Thank you for all the answers. All things considered I find it a bit disappointing that a super powerful and sophisticated solution such as LXD is being delivered in a way that is rather OPS and IaC unfriendly. The recommended way lacks repeatability and fine grained control of security update cycles.
We will probably move along the following lines:
repeatability: we are forced to accept that installations are not repeatable which therefore will force a full test every time we deploy a new cluster or standalone server; the corresponding effort will be reflected in couple of ways over time, rather then in planned feature update cycles
control of updates: we will implement a workaround that prevents automatic updates, probably based on the suggestions written here:
and share the results with the community.
Problem 1) would be easily fixed if older channels were kept for a reasonable amount of time. On the replies written here, there seems to be an implicit assumption that OPS teams will not do “the right thing” if they are not forced to, “the right thing” being updating their system once updates are available. Because “the right thing” depends on risk/benefit analysis which is particular to each project where lxd is used, I find this "one fits all " assumption a bit too radical. It kind of says that the security risk from not updating immediately is always higher than the risk of unpredictable behaviour on a production system, arising from slight differences in the software. My experience with risk analysis tells me that it really depends on the exposure and impact, among other things.
Problem 2) is a serious design problem with snap not related to lxd. It needs to be fixed, unfortunately by means of workaround, for any critical infrastructure component that is delivered this way.
On that point, snapd does support the ability to defer updates for up to 60 days and also specify the times when these updates occur, so it doesn’t have to be immediately updated as the software is released.
The point of immediately here was about being forced to adopt newer versions on fresh installs almost after they are released (only an older one is kept). This assumes that OPS teams will always be wrong in their management, that they must be forced to use the latest or they will never update.
In the context of snap refreshes, 60 days being reasonable is also an assumption. Whether 60 days is too much or too little depends on the context. In the blog article I linked above a former Snap Advocate of Canonical, includes a cron job that postpones the refresh everyday in order to not have a deadline. I guess that it says a lot.
I am aware of Snap Proxy - it just seems to me contra natura to have to do that. It also introduces other potential problems.

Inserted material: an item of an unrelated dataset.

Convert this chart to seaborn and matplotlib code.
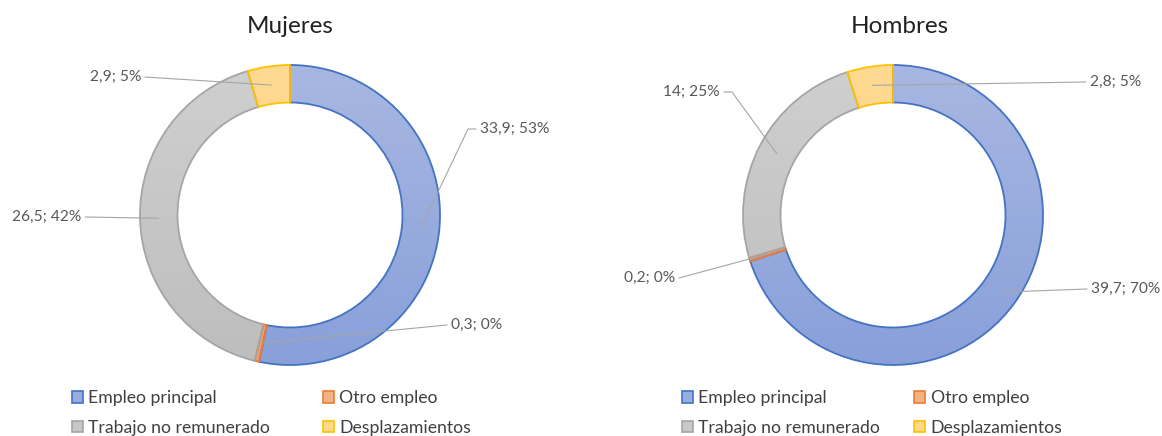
import numpy as np
import matplotlib
matplotlib.use("Agg")
import matplotlib.pyplot as plt
import seaborn as sns
from matplotlib.patches import Patch

sns.set_theme(style="white")
plt.rcParams['font.family'] = ['Lato', 'DejaVu Sans']

categories = ["Empleo principal", "Otro empleo", "Trabajo no remunerado", "Desplazamientos"]
mujeres = [33.9, 0.3, 26.5, 2.9]
hombres = [39.7, 0.2, 14.0, 2.8]
mujeres_labels = ["33,9; 53%", "0,3; 0%", "26,5; 42%", "2,9; 5%"]
hombres_labels = ["39,7; 70%", "0,2; 0%", "14; 25%", "2,8; 5%"]
titles = ["Mujeres", "Hombres"]

edge_colors = ["#4472C4", "#ED7D31", "#A5A5A5", "#FFC000"]
face_top = ["#A9B8E2", "#F4B183", "#D0D0D0", "#FFDA93"]
face_bot = ["#889FD9", "#F0A070", "#BDBDBD", "#FFD27A"]
legend_faces = ["#98ACDD", "#F4B183", "#C8C8C8", "#FFD98A"]

W, H = 1162, 436
fig = plt.figure(figsize=(W / 100, H / 100), dpi=100)

R = 150.0  # pixels per data unit

# (x, y, ha, elbow_px)
panels = [
    dict(vals=mujeres, labels=mujeres_labels, title=titles[0], box=(0, 581), center=(290, 215),
         texts=[(480, 129, 'left', 8), (451, 325, 'left', 0), (81, 217, 'right', 0),
                (141, 77, 'right', 0)],
         title_x=290, leg_x=72, colsp=3.0),
    dict(vals=hombres, labels=hombres_labels, title=titles[1], box=(581, 1162), center=(893, 215),
         texts=[(1091, 289, 'left', 0), (675, 278, 'right', 0), (720, 92, 'right', 8),
                (1090, 82, 'left', 0)],
         title_x=900, leg_x=682, colsp=1.95),
]

for p in panels:
    x0, x1 = p['box']
    cx, cy = p['center']
    ax = fig.add_axes([x0 / W, 0, (x1 - x0) / W, 1])
    wedges, _ = ax.pie(p['vals'], startangle=90, counterclock=False, radius=1,
                       wedgeprops=dict(width=0.25, linewidth=1.3))
    ax.set_aspect('auto')
    ax.set_axis_off()
    for i, w in enumerate(wedges):
        w.set_edgecolor(edge_colors[i])
        w.set_facecolor('none')
        w.set_zorder(3)
        c1 = np.array(matplotlib.colors.to_rgb(face_top[i]))
        c2 = np.array(matplotlib.colors.to_rgb(face_bot[i]))
        t = np.linspace(0, 1, 200)[:, None]
        grad = (c1[None, :] * (1 - t) + c2[None, :] * t)[:, None, :]
        grad = np.repeat(grad, 2, axis=1)
        im = ax.imshow(grad, extent=[-1.05, 1.05, -1.05, 1.05], origin='upper',
                       aspect='auto', zorder=2, interpolation='bilinear')
        im.set_clip_path(w)
    ax.set_xlim((x0 - cx) / R, (x1 - cx) / R)
    ax.set_ylim((cy - H) / R, cy / R)

    for i, w in enumerate(wedges):
        ang = np.deg2rad((w.theta1 + w.theta2) / 2)
        ax_pt = (0.875 * np.cos(ang), 0.875 * np.sin(ang))
        tx, ty, ha, elbow = p['texts'][i]
        dx, dy = (tx - cx) / R, (cy - ty) / R
        sgn = -1 if ha == 'left' else 1
        lx = dx + sgn * 4 / R
        ex = lx + sgn * elbow / R
        ax.plot([lx, ex, ax_pt[0]], [dy, dy, ax_pt[1]], color='#A6A6A6', lw=0.8, zorder=4)
        ax.text(dx, dy, p['labels'][i], ha=ha, va='center', fontsize=11.2,
                color='#595959', zorder=5)

    ax.text((p['title_x'] - cx) / R, (cy - 27) / R, p['title'], ha='center', va='center',
            fontsize=17.5, color='#222222')

    order = [0, 2, 1, 3]  # row-major layout like the reference
    handles = [Patch(facecolor=legend_faces[i], edgecolor=edge_colors[i], linewidth=1.2)
               for i in order]
    leg = ax.legend(handles, [categories[i] for i in order], ncol=2, loc='upper left',
                    bbox_to_anchor=((p['leg_x'] - x0) / (x1 - x0), 1 - 390 / H),
                    frameon=False, fontsize=12.7, handlelength=0.62, handleheight=0.62,
                    handletextpad=0.3, labelspacing=0.78, columnspacing=p['colsp'],
                    borderaxespad=0, borderpad=0)
    for txt in leg.get_texts():
        txt.set_color('#404040')

fig.savefig("out.png", dpi=100)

Also, note, that LXD clusters all have to run the same LXD version, so they should be updated
together close after one and other (irrespective of whether using snap or not).
I would like to do a gentle follow up in the matter of reproducibility and immutability of the installations. The workaround above seems to not work with the latest LXD snap and the need for reproducible and immutability of the installations remains. Can you advise?
We’d like to install an LTS version of LXD and make sure it never gets updated automatically (we will manage the updates in the right moments). Previously an unnelegant workaround was necessary (see above).
Seems that without the --dangerous option (which worked before and now does not…) we also need to run snap ack. However it seems that by running this we are enabling automatic refreshes to be performed which defeats the purpose of this exercise.
As a matter of fact a Snap refresh just killed one of our existing test LXD servers that had been installed with snap ack by updating from 4.x stable to 5.x (VM terminal access stopped working)
This is breaking business continuity for serious users of LXD - we simply can’t have production servers updated in an uncontrolled manner. I am aware of the SNAP proxy but that adds unnecessary complexity - the point is running a reliable virtualization server, not a server that workarounds SNAP problems.
Would you be able to suggest a simple solution to not have our LXD servers updated except when we want to?
due to the confusion introduced by the change of snap behaviour (inside an LTS version!) we had two machines that took unintended LXD upgrades (from 4.0.X to 5.12) and plus interruption of running production systems
After the unintended upgrades to 5.12 we can’t downgrade even to 5.0.X because the lxd recover command does not recognize the machines. On version 5.12:
sudo lxc exec my-vm bash
Error: Failed to connect to lxd-agent
This worked 100% before the upgrade. I tried to upgrade lxd inside the VM but that did not work either. Any ideas on how to solve?